President Trump’s appointment of Gina Haspel as the new director of the Central Intelligence Agency has revived memories of the abuses the CIA committed during George W. Bush’s administration. The appointment is indeed deeply troubling, since Haspel ran one of the Agency’s infamous overseas “black sites” that featured “enhanced interrogation” techniques (a cynical euphemism for torture). But as I point out in a new National Interest Online article, Haspel’s conduct is the symptom of a much deeper problem. Both during the Cold War and the war on terror, too many U.S. officials have succumbed to the temptation to combat evil behavior with evil behavior. In the process, they have undermined and imperiled fundamental American values.


There is no question that communist powers and radical Islamic terrorists are morally odious adversaries. The United States rightly condemned Moscow’s subjugation of Eastern Europe and the Kremlin’s global subversion campaigns against other societies. But Washington’s conduct was hardly exemplary, and as the Cold War continued, U.S. behavior became increasingly questionable. Especially shameful were those cases in which Washington subverted and overthrew democratic governments to help install “friendly dictators.” There is now indisputable evidence that the United States was involved in such disreputable moves against elected governments in Iran, Guatemala, Chile, and other countries. Indeed, U.S. leaders seemed to prefer pliable autocrats to unpredictable pluralistic systems. When General Chun Doo‐​hwan overthrew an embryonic democratic government in South Korea, John Wickham, the commander of U.S. forces in that country, excused the seizure of power, saying that South Koreans were “lemming‐​like” and needed a strong leader.


Indeed, in the name of waging the Cold War, U.S. officials flirted with utterly horrific options. During the Kennedy administration, the CIA concocted a scheme to stage false flag attacks, including blowing up civilian airliners, as a phony justification to invade Cuba and oust Fidel Castro. Fortunately, the White House rejected the scheme, but that supposedly ethical officials could even consider murdering innocent Americans as a geopolitical pretext illustrated just how much U.S. policymakers were beginning to emulate their immoral communist counterparts.


The casual willingness to cut moral corners is evident in the war on terror as well. In addition to the CIA’s own use of torture, Washington embraced the practice of rendition, whereby the United States sent accused terrorists to cooperative dictatorships renowned for using torture techniques that made even the U.S. conduct look mild.

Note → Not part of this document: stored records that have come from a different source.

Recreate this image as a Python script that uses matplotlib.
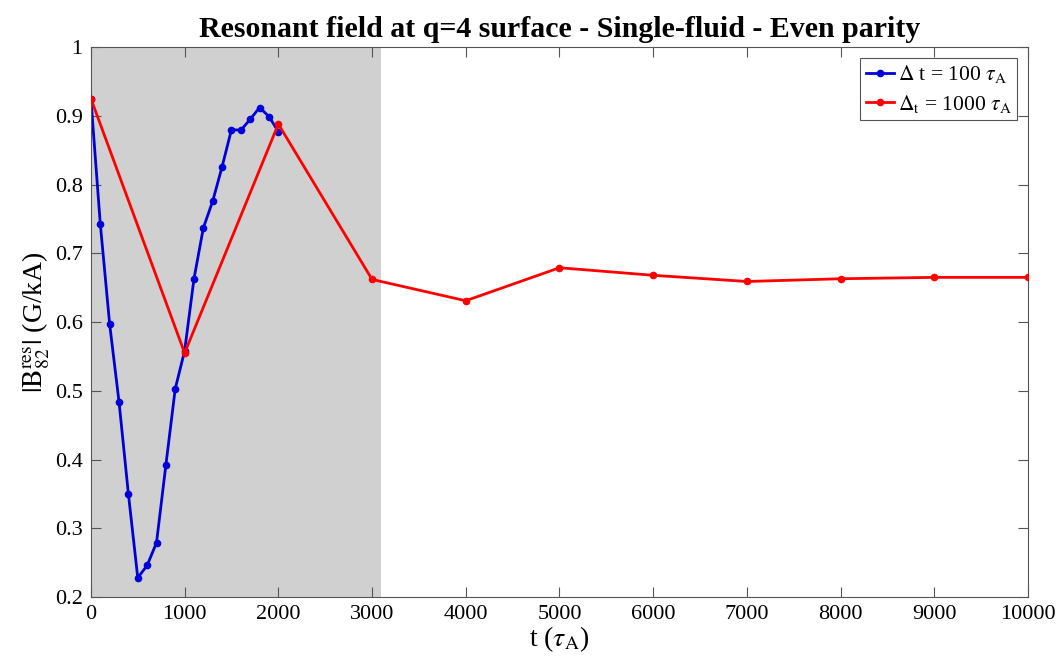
import matplotlib
matplotlib.use("Agg")
import matplotlib.pyplot as plt
from matplotlib.ticker import FuncFormatter

# Data
t_fine = [0, 100, 200, 300, 400, 500, 600, 700, 800, 900, 1000,
          1100, 1200, 1300, 1400, 1500, 1600, 1700, 1800, 1900, 2000]
b_fine = [0.925, 0.743, 0.597, 0.484, 0.350, 0.228, 0.246, 0.279, 0.392, 0.503, 0.558,
          0.663, 0.737, 0.776, 0.826, 0.880, 0.879, 0.895, 0.912, 0.899, 0.877]

t_coarse = [0, 1000, 2000, 3000, 4000, 5000, 6000, 7000, 8000, 9000, 10000]
b_coarse = [0.925, 0.555, 0.888, 0.662, 0.631, 0.679, 0.668, 0.659, 0.663, 0.665, 0.665]

shade_span = (0, 3100)

plt.rcParams['font.family'] = ['Liberation Serif', 'DejaVu Serif']
plt.rcParams['mathtext.fontset'] = 'stix'

fig = plt.figure(figsize=(10.57, 6.63), dpi=100)
ax = fig.add_axes([0.086, 0.0995, 0.8866, 0.8295])

ax.axvspan(*shade_span, color='#d0d0d0', lw=0, zorder=0)
ax.plot(t_fine, b_fine, '-o', color='#0000d8', lw=2, ms=4.5, zorder=2,
        label=r'$\Delta$ t = 100 $\tau_{\mathrm{A}}$')
ax.plot(t_coarse, b_coarse, '-o', color='#ff0000', lw=2, ms=4.5, zorder=3,
        label=r'$\Delta_{\mathrm{t}}$ = 1000 $\tau_{\mathrm{A}}$')

ax.set_xlim(0, 10000)
ax.set_ylim(0.2, 1.0)
ax.set_xticks(range(0, 10001, 1000))
ax.set_yticks([0.2, 0.3, 0.4, 0.5, 0.6, 0.7, 0.8, 0.9, 1.0])
ax.yaxis.set_major_formatter(FuncFormatter(lambda v, p: f"{v:g}"))
ax.tick_params(direction='in', top=True, right=True, labelsize=16, length=7,
               color='#555555', width=0.8, pad=6)
for s in ax.spines.values():
    s.set_color('#555555')
    s.set_linewidth(0.8)

ax.set_xlabel(r't ($\tau_{\mathrm{A}}$)', fontsize=20, labelpad=0)
ax.set_ylabel(r'$|\mathrm{B}_{82}^{\mathrm{res}}|$ (G/kA)', fontsize=20, labelpad=2)
ax.set_title('Resonant field at q=4 surface - Single-fluid - Even parity',
             fontsize=21.5, fontweight='bold', pad=7)

leg = ax.legend(loc='upper right', fontsize=15.5, fancybox=False, framealpha=1,
                edgecolor='#555555', handlelength=1.3, handletextpad=0.2,
                borderpad=0.25, labelspacing=0.35, borderaxespad=0.5)
leg.get_frame().set_linewidth(0.8)

fig.savefig('out.png', dpi=100)
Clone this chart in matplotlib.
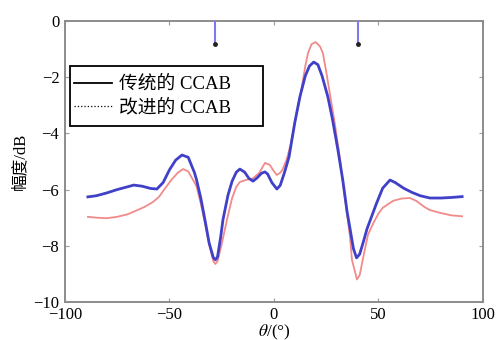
import matplotlib
matplotlib.use('Agg')
from matplotlib import pyplot as plt
from matplotlib.lines import Line2D
from matplotlib.patches import Rectangle

plt.rcParams['font.family'] = ['Liberation Serif', 'Noto Sans CJK SC']
plt.rcParams['mathtext.fontset'] = 'stix'

# conventional CCAB (blue)
theta_conv = [-89, -85, -80, -75, -70, -67, -63, -59, -56, -53, -50, -47, -44, -41, -38,
              -37, -35, -33, -31, -29, -28, -27, -25.5, -24.4, -22, -20, -18, -16.3, -14,
              -12, -10, -8, -6, -4.3, -3, -1, 1.4, 3, 5, 7.2, 10, 12.4, 15, 17, 19, 21,
              23, 25.8, 28, 30.6, 33, 35, 36.4, 38, 39.5, 41, 43, 44.5, 47, 49, 52, 55.5,
              58, 62, 66, 70, 74.6, 80, 85, 90]
gain_conv = [-6.26, -6.22, -6.12, -6.0, -5.9, -5.84, -5.88, -5.96, -5.98, -5.75, -5.3, -4.95,
             -4.77, -4.85, -5.4, -5.66, -6.3, -7.08, -7.9, -8.42, -8.5, -8.4, -7.7, -7.08,
             -6.2, -5.7, -5.38, -5.27, -5.38, -5.6, -5.7, -5.58, -5.42, -5.37, -5.45, -5.75,
             -5.98, -5.85, -5.4, -4.84, -3.6, -2.7, -1.95, -1.6, -1.46, -1.55, -1.95, -2.7,
             -3.5, -4.59, -5.7, -6.8, -7.4, -8.1, -8.43, -8.3, -7.8, -7.4, -6.9, -6.5, -5.95,
             -5.66, -5.75, -5.95, -6.1, -6.22, -6.3, -6.3, -6.28, -6.25]

# improved CCAB (red)
theta_impr = [-89, -85, -80, -75, -70, -65, -62, -58, -55, -52, -49, -46, -43.5, -41, -38,
              -37, -35, -33, -31, -29, -28, -27, -25, -22.5, -20, -18, -16.3, -13, -10, -7,
              -4.3, -2, 0, 1.4, 3, 4, 6, 8, 10, 12.4, 15, 16.3, 18, 20, 22, 23.4, 25, 27, 29,
              31.6, 33, 35, 36.4, 37.3, 39.7, 41, 43, 45, 47.5, 50, 52, 57, 61, 65, 68, 72,
              74.6, 79.5, 85, 90]
gain_impr = [-6.97, -7.0, -7.02, -6.97, -6.88, -6.72, -6.62, -6.45, -6.26, -5.95, -5.65, -5.4,
             -5.27, -5.35, -5.75, -5.9, -6.5, -7.2, -7.95, -8.55, -8.65, -8.55, -7.95, -7.08,
             -6.3, -5.9, -5.73, -5.65, -5.6, -5.4, -5.05, -5.12, -5.35, -5.48, -5.4, -5.3,
             -4.95, -4.4, -3.6, -2.75, -1.6, -1.14, -0.82, -0.75, -0.9, -1.14, -1.8, -2.7,
             -3.6, -4.9, -5.8, -6.9, -7.7, -8.5, -9.2, -9.05, -8.3, -7.6, -7.2, -6.85, -6.65,
             -6.4, -6.32, -6.3, -6.4, -6.62, -6.73, -6.83, -6.92, -6.95]

# null directions marked on top edge
null_theta = [-28, 40]
null_depth = -0.8

legend_labels = ['传统的 CCAB', '改进的 CCAB']

fig = plt.figure(figsize=(4.99, 3.40), dpi=100)
ax = fig.add_axes([0.130, 0.112, 0.838, 0.826])

ax.plot(theta_impr, gain_impr, color='#f28a8a', lw=1.3, zorder=2)
ax.plot(theta_conv, gain_conv, color='#4040c8', lw=2.0, zorder=3)

for t in null_theta:
    ax.plot([t, t], [0, null_depth], color='#7b7bf0', lw=1.5, zorder=4)
    ax.plot([t], [null_depth], 'o', color='#222222', ms=2.5, zorder=5)

ax.set_xlim(-100, 100)
ax.set_ylim(-10, 0)
ax.set_xticks([-100, -50, 0, 50, 100])
ax.set_yticks([0, -2, -4, -6, -8, -10])
ax.tick_params(direction='in', top=True, right=True, labelsize=12,
               color='#999999', length=3, pad=4)
for s in ax.spines.values():
    s.set_color('#8c8c8c')
    s.set_linewidth(1.4)

ax.set_ylabel('幅度/dB', fontsize=12, labelpad=4)
fig.text(0.55, 0.052, r'$\theta$/(°)', fontsize=12.5, ha='center', va='top')

# legend: black sample lines, box drawn separately to match wide frame
box = Rectangle((0.012, 0.626), 0.462, 0.214, transform=ax.transAxes,
                facecolor='white', edgecolor='black', lw=1.3, zorder=6)
ax.add_patch(box)
handles = [Line2D([], [], color='black', lw=1.3, ls='-'),
           Line2D([], [], color='black', lw=0.9, ls=':')]
leg = ax.legend(handles, legend_labels, loc='center left', bbox_to_anchor=(0.022, 0.733),
                fontsize=13.5, frameon=False, handlelength=2.0,
                handletextpad=0.4, borderpad=0.0, labelspacing=0.3,
                borderaxespad=0)
leg.set_zorder(7)

fig.savefig('out.png', dpi=100)
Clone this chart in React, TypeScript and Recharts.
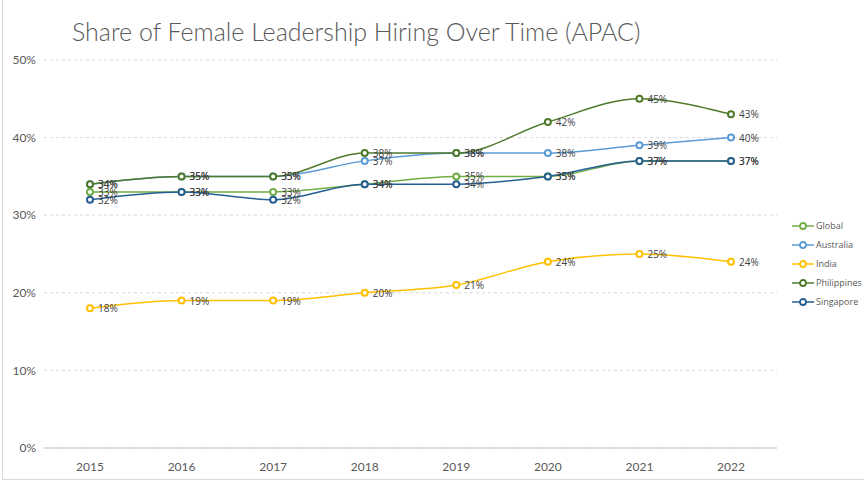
import React from 'react';
import { LineChart, Line, XAxis, YAxis, CartesianGrid, Legend, LabelList } from 'recharts';

const years = ['2015', '2016', '2017', '2018', '2019', '2020', '2021', '2022'];
const globalVals = [33, 33, 33, 34, 35, 35, 37, 37];
const australiaVals = [34, 35, 35, 37, 38, 38, 39, 40];
const indiaVals = [18, 19, 19, 20, 21, 24, 25, 24];
const philippinesVals = [34, 35, 35, 38, 38, 42, 45, 43];
const singaporeVals = [32, 33, 32, 34, 34, 35, 37, 37];
const yTicks = [0, 10, 20, 30, 40, 50];

const series = [
  { key: 'Global', values: globalVals, color: '#70AD47' },
  { key: 'Australia', values: australiaVals, color: '#5B9BD5' },
  { key: 'India', values: indiaVals, color: '#FFC000' },
  { key: 'Philippines', values: philippinesVals, color: '#4E7A2C' },
  { key: 'Singapore', values: singaporeVals, color: '#255E91' },
];

const data = years.map((y, i) => {
  const row: any = { year: y };
  series.forEach((s) => (row[s.key] = s.values[i]));
  return row;
});

const LabelText = (props: any) => {
  const { x, y, value } = props;
  return (
    <text x={x + 8} y={y + 4} fontSize={10} fill="#404040" fontFamily="'Open Sans', sans-serif">
      {value}%
    </text>
  );
};

const LegendContent = (props: any) => {
  const { payload } = props;
  return (
    <div>
      {series.map((s) => {
        const item = (payload || []).find((p: any) => p.value === s.key || p.dataKey === s.key);
        const color = item ? item.color : s.color;
        return (
          <div key={s.key} style={{ display: 'flex', alignItems: 'center', height: 19 }}>
            <svg width={22} height={10} style={{ marginRight: 2 }}>
              <line x1={0} y1={5} x2={22} y2={5} stroke={color} strokeWidth={1.5} />
              <circle cx={11} cy={5} r={3} fill="#fff" stroke={color} strokeWidth={1.8} />
            </svg>
            <span style={{ fontSize: 9, color: '#595959', fontFamily: "'Open Sans', sans-serif" }}>{s.key}</span>
          </div>
        );
      })}
    </div>
  );
};

export default function App() {
  return (
    <div style={{ position: 'absolute', left: 0, top: 0, width: 864, height: 486, background: '#fff' }}>
      <div
        style={{
          position: 'absolute',
          left: 2,
          top: 0,
          width: 862,
          height: 479,
          borderLeft: '1px solid #D9D9D9',
          borderBottom: '1px solid #D9D9D9',
        }}
      />
      <div
        style={{
          position: 'absolute',
          left: 72,
          top: 16,
          fontSize: 25,
          color: '#595959',
          fontFamily: 'Lato, sans-serif',
          fontWeight: 300,
          whiteSpace: 'nowrap',
        }}
      >
        Share of Female Leadership Hiring Over Time (APAC)
      </div>
      <LineChart
        width={864}
        height={486}
        data={data}
        margin={{ top: 60, right: 87, left: 0, bottom: 8 }}
        style={{ position: 'absolute', left: 0, top: 0 }}
      >
        <CartesianGrid vertical={false} stroke="#D9D9D9" strokeDasharray="3 3" />
        <XAxis
          dataKey="year"
          padding={{ left: 46, right: 46 }}
          tickLine={false}
          axisLine={{ stroke: '#D9D9D9', strokeWidth: 1.5 }}
          height={30}
          tickMargin={8}
          tick={{ fontSize: 12, fill: '#595959', fontFamily: 'Lato, sans-serif' }}
        />
        <YAxis
          domain={[0, 50]}
          ticks={yTicks}
          width={44}
          axisLine={false}
          tickLine={false}
          tickFormatter={(v: number) => `${v}%`}
          tick={{ fontSize: 12, fill: '#595959', fontFamily: 'Lato, sans-serif' }}
        />
        <Legend
          layout="vertical"
          align="center"
          verticalAlign="middle"
          content={<LegendContent />}
          wrapperStyle={{ left: 792, top: 216, width: 72 }}
        />
        {series.map((s) => (
          <Line
            key={s.key}
            type="monotone"
            dataKey={s.key}
            stroke={s.color}
            strokeWidth={1.5}
            dot={{ r: 3, fill: '#fff', stroke: s.color, strokeWidth: 2 }}
            activeDot={false}
            isAnimationActive={false}
          >
            <LabelList dataKey={s.key} content={<LabelText />} />
          </Line>
        ))}
      </LineChart>
    </div>
  );
}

Those governments included Saudi Arabia’s brutal theocratic autocracy, Hosni Mubarak’s dictatorship in Egypt, and Bashar al-Assad’s regime in Syria. Outsourcing torture in that fashion, however, did nothing to dilute America’s responsibility for the resulting egregious human rights violations.


Washington’s overseas military conduct in the war on terror is equally troubling. The awful destruction that U.S. forces have visited on Afghanistan, Iraq, Libya, and Syria has resulted in the deaths of hundreds of thousands of innocent civilians and turned millions of others into destitute refugees. In addition to the needless carnage that the U.S. military has inflicted directly, the United States is an active accomplice in Saudi Arabia’s atrocity‐​filled war in Yemen.


The German philosopher Friedrich Nietzsche expressed the cautionary admonition: “Beware that, when fighting monsters, you yourself do not become a monster.” Too often, U.S. leaders have ignored that warning. In doing so, they have established disturbing, sometimes horrifying, precedents that betray the basic values of a liberal democracy.